Legal insight from Lenvi expert Raja Khan, Paralegal
The truth is that it has been a rocky this past year for fintech from a regulatory and legal perspective. In this article, we look at the key legal and regulatory developments impacting the fintech and payments landscape in 2024.
- Regulation and more regulation
This is especially relevant in the cryptocurrency space where there are significant legal developments taking place. For example, there have been a string of high profile cases in the last year or so which seem to suggest that judicial appetite to regulate these products has increased. This has also been met with greater willingness from the legislature on regulating these products. With greater awareness of the cryptocurrency world, it is only a matter of time before there is unified legislation on the regulation and control of cryptocurrencies. As such, in-house legal teams should be watching this growing trend closely as it is likely that incoming legislation may introduce a new list of hoops that the fintech may have to jump through. - The omnipresence of cyber and AI risk
According to the Global Risks Report 2024 as commissioned by the World Economic Forum, the risks relating to AI and cyber are growing. In fact, it was revealed in the report that cybercrime specifically was amongst one of the top risks. For the fintech industry, this heightened level of risk will be important to recognise as customer trust in this fast-moving industry is essential to maintain if the fintech industry seeks to break barriers in the consumer world as envisaged.

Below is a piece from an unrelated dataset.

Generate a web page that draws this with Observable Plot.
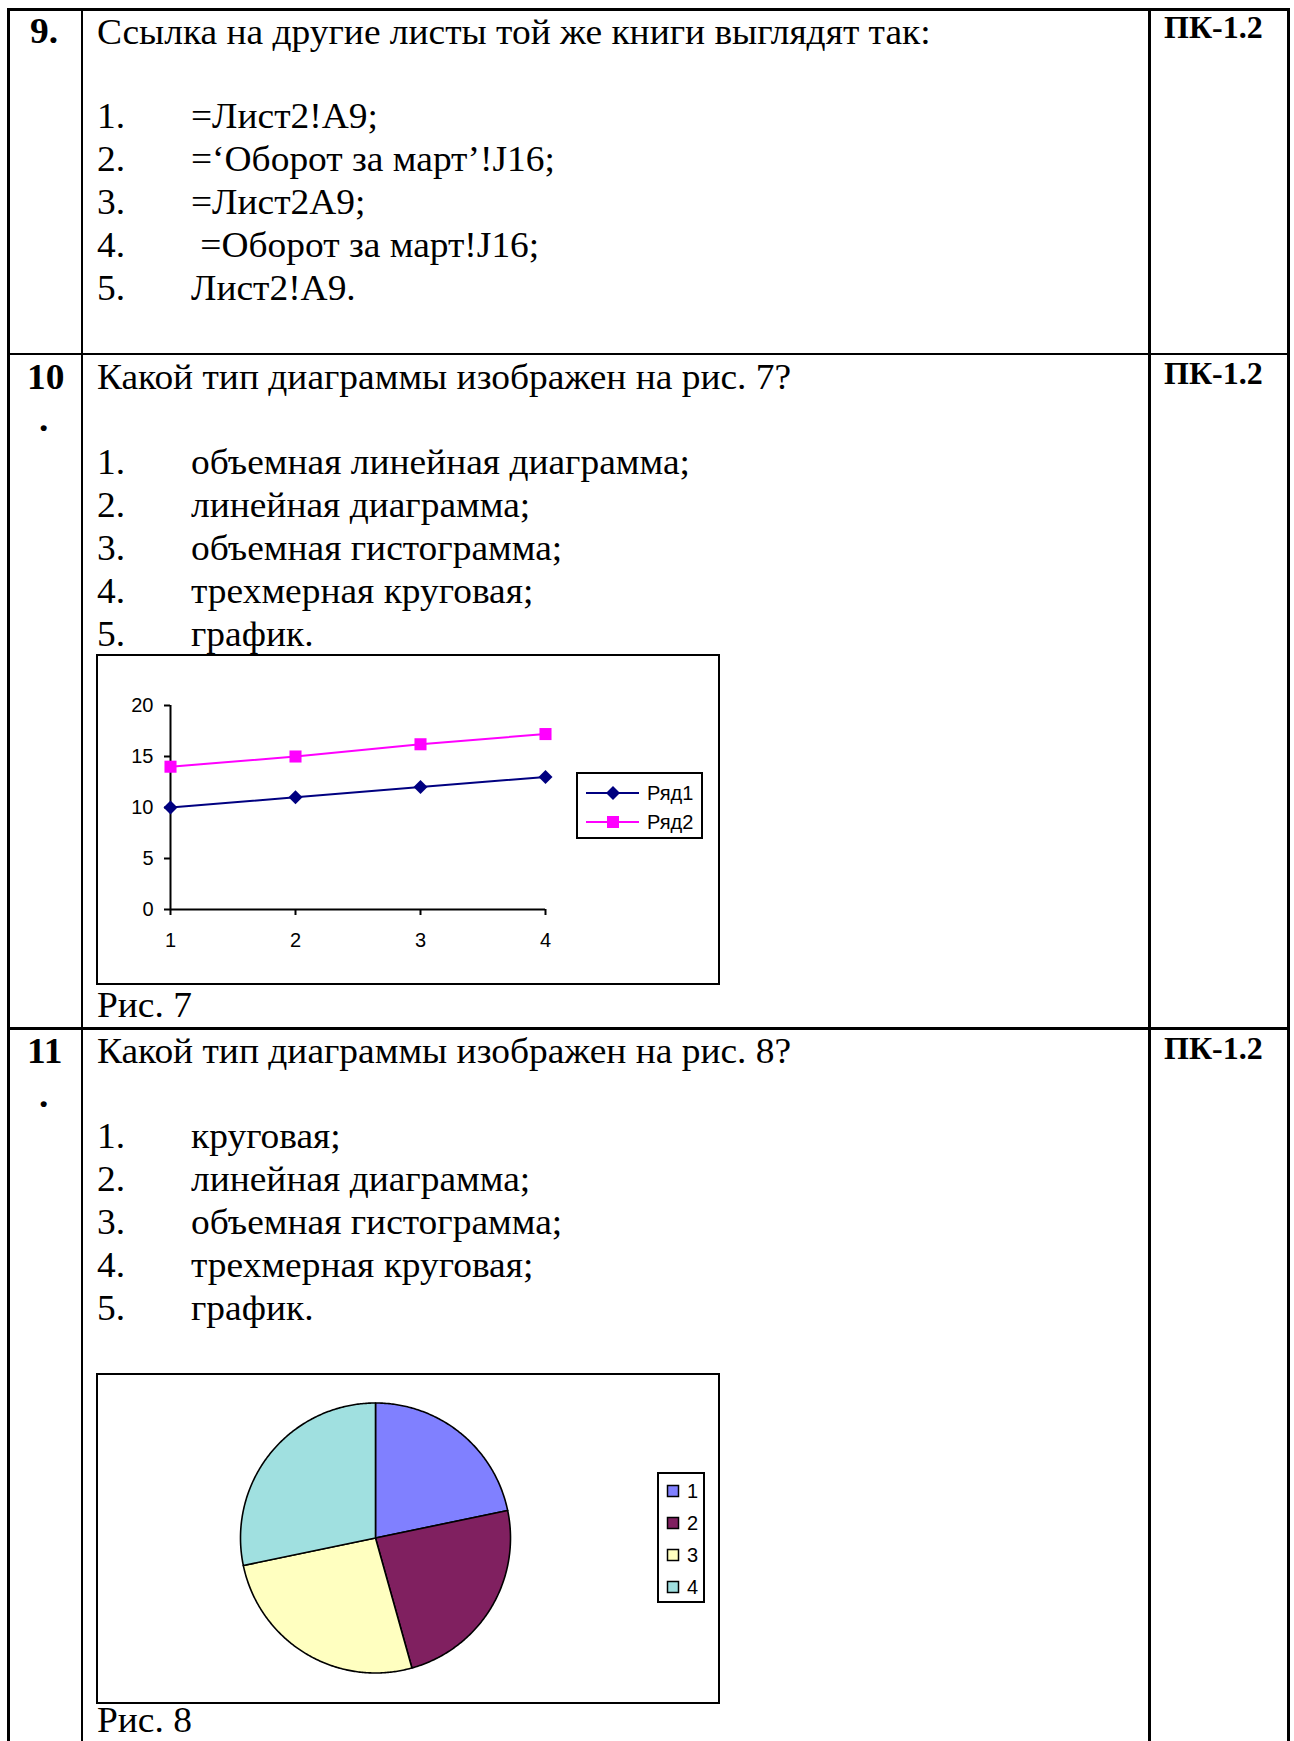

Considering data breaches and cyber crime are often linked with higher insurance coverage and higher liability caps, it is important to review these to ensure the fintech is adequately protected. It is also important to schedule regular risk strategy meetings with key stakeholders such as the tech team to review current procedures and to raise any red flags. - High interest rates
It is no secret that low interest rates and a buoyant economy has greatly benefitted the fintech sector in the past, but with high interest rates set to remain, it is unclear if fintech providers are ready to weather the storm that is lurking ahead.
Sectors like consumer banking are much more likely to be affected as a result of the higher rates than others as it drives their overall cost of funding or lending operations. Also, a key consideration in this is the source of funding for different fintechs. For example, a large consumer bank has much better access to capital than a consumer facing fintech so it may be the case that the rise in rates may affect the consumer bank more than the fintech.
It is clear then from a legal perspective that the rough patch for different fintechs as a result of the above factors and many more, is set to continue in 2024. To combat the adverse effects associated with these changes, it is important for an in-house legal team for any fintech to remain vigilant, aware and actively pursue legal strategies to mitigate these risks.